In his recent book Fire Country, the Indigenous fire practitioner Victor Steffensen uses the analogy of a car to describe the change required. We can all travel together, he suggests, but it is time for settler governments and non-Indigenous peoples to get out of the driver’s seat and into the passenger seat, letting Aboriginal peoples take the wheel. To extend the analogy, it shouldn’t simply be a matter of handing over the keys and walking away, lumping Aboriginal peoples with a vehicle with a lot of problems.
I think there is real potential for non-Indigenous people and institutions to seize on the current interest in cultural burning and support substantial change. Signs of a new approach can be seen in initiatives like last year’s Victorian Traditional Owner Cultural Fire Strategy, a collaboration between the Victorian government, the Federation of Victorian Traditional Owner Corporations and a range of traditional owner groups.

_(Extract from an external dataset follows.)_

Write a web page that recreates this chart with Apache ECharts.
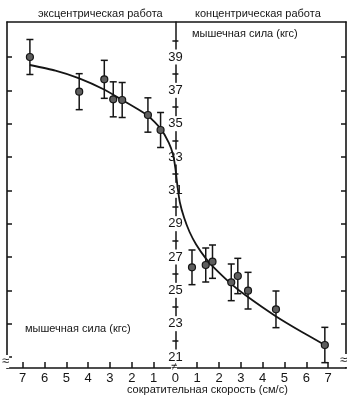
<!DOCTYPE html>
<html>
<head>
<meta charset="utf-8">
<style>
    html, body { margin: 0; padding: 0; background: #fff; }
    #chart { width: 354px; height: 401px; }
</style>
<script src="https://cdn.jsdelivr.net/npm/echarts@6/dist/echarts.min.js"></script>
</head>
<body>
<div id="chart"></div>
<script>
    // eccentric work (negative speed, drawn on the left)
    const eccSpeed = [-6.67, -4.41, -3.26, -2.85, -2.44, -1.26, -0.68];
    const eccForce = [39.0, 36.92, 37.66, 36.46, 36.42, 35.52, 34.62];
    const eccErr = [1.05, 1.08, 1.14, 1.05, 1.05, 1.03, 1.05];

    // concentric work
    const conSpeed = [0.76, 1.39, 1.70, 2.56, 2.86, 3.33, 4.61, 6.85];
    const conForce = [26.38, 26.52, 26.72, 25.48, 25.86, 24.98, 23.86, 21.72];
    const conErr = [1.04, 1.02, 1.0, 1.1, 1.06, 1.1, 1.1, 1.06];

    // fitted curve
    const curveSpeed = [-6.67, -5.5, -4.41, -3.27, -2.44, -1.26, -0.68, -0.3, -0.1, 0, 0.1, 0.2, 0.4, 0.65, 0.95, 1.4, 1.7, 2.5, 3.2, 4.6, 5.8, 6.85];
    const curveForce = [38.52, 38.18, 37.72, 37.05, 36.42, 35.48, 34.7, 33.85, 33.1, 32.3, 31.2, 30.3, 29.35, 28.5, 27.75, 26.9, 26.45, 25.45, 24.72, 23.45, 22.5, 21.72];

    const speedTicks = [-7, -6, -5, -4, -3, -2, -1, 0, 1, 2, 3, 4, 5, 6, 7];
    const forceLabels = [21, 23, 25, 27, 29, 31, 33, 35, 37, 39];
    const forceMinorTicks = [22, 24, 26, 28, 30, 32, 34, 36, 38, 40];

    const myChart = echarts.init(document.getElementById('chart'), null, { renderer: 'canvas' });

    const points = [];
    const bars = [];
    eccSpeed.forEach((x, i) => {
        points.push([x, eccForce[i]]);
        bars.push([x, eccForce[i] - eccErr[i], eccForce[i] + eccErr[i]]);
    });
    conSpeed.forEach((x, i) => {
        points.push([x, conForce[i]]);
        bars.push([x, conForce[i] - conErr[i], conForce[i] + conErr[i]]);
    });
    const curve = curveSpeed.map((x, i) => [x, curveForce[i]]);

    const ink = '#151515';
    const font = 'Liberation Sans, Arial, sans-serif';
    const gridLeft = 7;
    const frameAxis = {
        type: 'value',
        min: 20.34,
        max: 41.1,
        axisLine: { show: true, onZero: false, lineStyle: { color: ink, width: 1.6 } },
        axisTick: { show: true, inside: true, length: 5, customValues: forceLabels, lineStyle: { color: ink, width: 1.5 } },
        axisLabel: { show: false },
        splitLine: { show: false }
    };

    const chartOption = {
        animation: false,
        backgroundColor: '#fff',
        grid: { left: gridLeft, right: 8, top: 22, bottom: 33, outerBoundsMode: 'none' },
        xAxis: [
            {
                type: 'value',
                min: -7.72,
                max: 7.82,
                position: 'bottom',
                axisLine: { onZero: false, lineStyle: { color: ink, width: 1.6 } },
                axisTick: { inside: true, length: 6, customValues: speedTicks, lineStyle: { color: ink, width: 1.5 } },
                axisLabel: {
                    customValues: speedTicks,
                    formatter: v => String(Math.abs(v)),
                    color: ink,
                    fontSize: 13,
                    fontFamily: font,
                    margin: 4
                },
                splitLine: { show: false }
            },
            {
                type: 'value',
                min: -7.72,
                max: 7.82,
                position: 'top',
                axisLine: { onZero: false, lineStyle: { color: ink, width: 1.6 } },
                axisTick: { show: false },
                axisLabel: { show: false },
                splitLine: { show: false }
            }
        ],
        yAxis: [
            Object.assign({}, frameAxis, { position: 'left' }),
            Object.assign({}, frameAxis, { position: 'right' }),
            {
                // middle axis, moved onto speed = 0 below
                type: 'value',
                min: 20.34,
                max: 41.1,
                position: 'left',
                axisLine: { show: true, onZero: false, lineStyle: { color: ink, width: 1.5 } },
                axisTick: { show: true, inside: true, length: 3, customValues: forceMinorTicks, lineStyle: { color: ink, width: 1.5 } },
                axisLabel: {
                    customValues: forceLabels,
                    align: 'center',
                    margin: 0,
                    color: ink,
                    fontSize: 13,
                    fontFamily: font,
                    backgroundColor: '#fff',
                    padding: [1, 0, 1, 0]
                },
                splitLine: { show: false }
            },
            {
                type: 'value',
                min: 20.34,
                max: 41.1,
                position: 'left',
                axisLine: { show: false, onZero: false },
                axisTick: { show: true, inside: false, length: 3, customValues: forceMinorTicks, lineStyle: { color: ink, width: 1.5 } },
                axisLabel: { show: false },
                splitLine: { show: false }
            }
        ],
        graphic: [
            { type: 'text', left: 38, top: 8, style: { text: 'эксцентрическая работа', fontSize: 11, fontFamily: font, fill: ink } },
            { type: 'text', left: 195, top: 8, style: { text: 'концентрическая работа', fontSize: 11, fontFamily: font, fill: ink } },
            { type: 'text', left: 192, top: 28, style: { text: 'мышечная сила (кгс)', fontSize: 11, fontFamily: font, fill: ink } },
            { type: 'text', left: 25, top: 323, style: { text: 'мышечная сила (кгс)', fontSize: 11, fontFamily: font, fill: ink } },
            { type: 'text', left: 127, top: 384, style: { text: 'сократительная скорость (см/с)', fontSize: 11, fontFamily: font, fill: ink } },
            // axis break marks
            { type: 'text', left: 2, top: 355, z: 10, style: { text: '≈', fontSize: 13, fontFamily: font, fill: ink, backgroundColor: '#fff' } },
            { type: 'text', left: 171, top: 361, z: 10, style: { text: '≠', fontSize: 11, fontFamily: font, fill: ink, backgroundColor: '#fff' } },
            { type: 'text', left: 340, top: 354, z: 10, style: { text: '≈', fontSize: 13, fontFamily: font, fill: ink, backgroundColor: '#fff' } }
        ],
        series: [
            {
                name: 'curve',
                type: 'line',
                data: curve,
                smooth: 0.2,
                showSymbol: false,
                lineStyle: { color: ink, width: 1.8 },
                z: 2
            },
            {
                name: 'error',
                type: 'custom',
                data: bars,
                encode: { x: 0, y: [1, 2] },
                renderItem(params, api) {
                    const x = api.value(0);
                    const top = api.coord([x, api.value(2)]);
                    const bot = api.coord([x, api.value(1)]);
                    const w = 3.5;
                    const style = { stroke: ink, lineWidth: 1.5 };
                    return {
                        type: 'group',
                        children: [
                            { type: 'line', shape: { x1: top[0], y1: top[1], x2: bot[0], y2: bot[1] }, style },
                            { type: 'line', shape: { x1: top[0] - w, y1: top[1], x2: top[0] + w, y2: top[1] }, style },
                            { type: 'line', shape: { x1: bot[0] - w, y1: bot[1], x2: bot[0] + w, y2: bot[1] }, style }
                        ]
                    };
                },
                z: 3
            },
            {
                name: 'points',
                type: 'scatter',
                data: points,
                symbol: 'circle',
                symbolSize: 7,
                itemStyle: { color: '#5e5e5e', borderColor: ink, borderWidth: 1.2, opacity: 1 },
                z: 4
            }
        ]
    };
    myChart.setOption(chartOption);

    // put the labelled middle axis on speed = 0
    const zeroX = myChart.convertToPixel({ xAxisIndex: 0 }, 0);
    const shift = -(zeroX - gridLeft);
    myChart.setOption({ yAxis: [{}, {}, { offset: shift }, { offset: shift }] });
</script>
</body>
</html>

In our research, my colleagues and I have encountered numerous cultural burning initiatives in southeast Australia, many with some level of government support. But in the absence of robust budgets or a clear longer-term commitment by governments, they will rely on persuasion, improvisation and intercultural diplomacy. In the best, Aboriginal peoples are treated as partners with self-determination, not one stakeholder among others.
It is pretty galling, if you think about it, to see centuries of dispossession simply followed by requests for more. We should treat last season’s fires as a chance to support Aboriginal peoples’ rights to Country and, thereby, their capacity to care for it. My hope is that, quite soon, when we whitefellas talk about cultural burning, we won’t be talking about an idealised traditional technique that might have helped us with our problems if only we’d been able to get our hands on it. We will be talking about a vital and vibrant network of groups making decisions about their Country. •
My thanks to Amy Brown, Minda Murray and Matt Shanks for their comments on earlier drafts of this piece. Any errors and omissions are, of course, my own.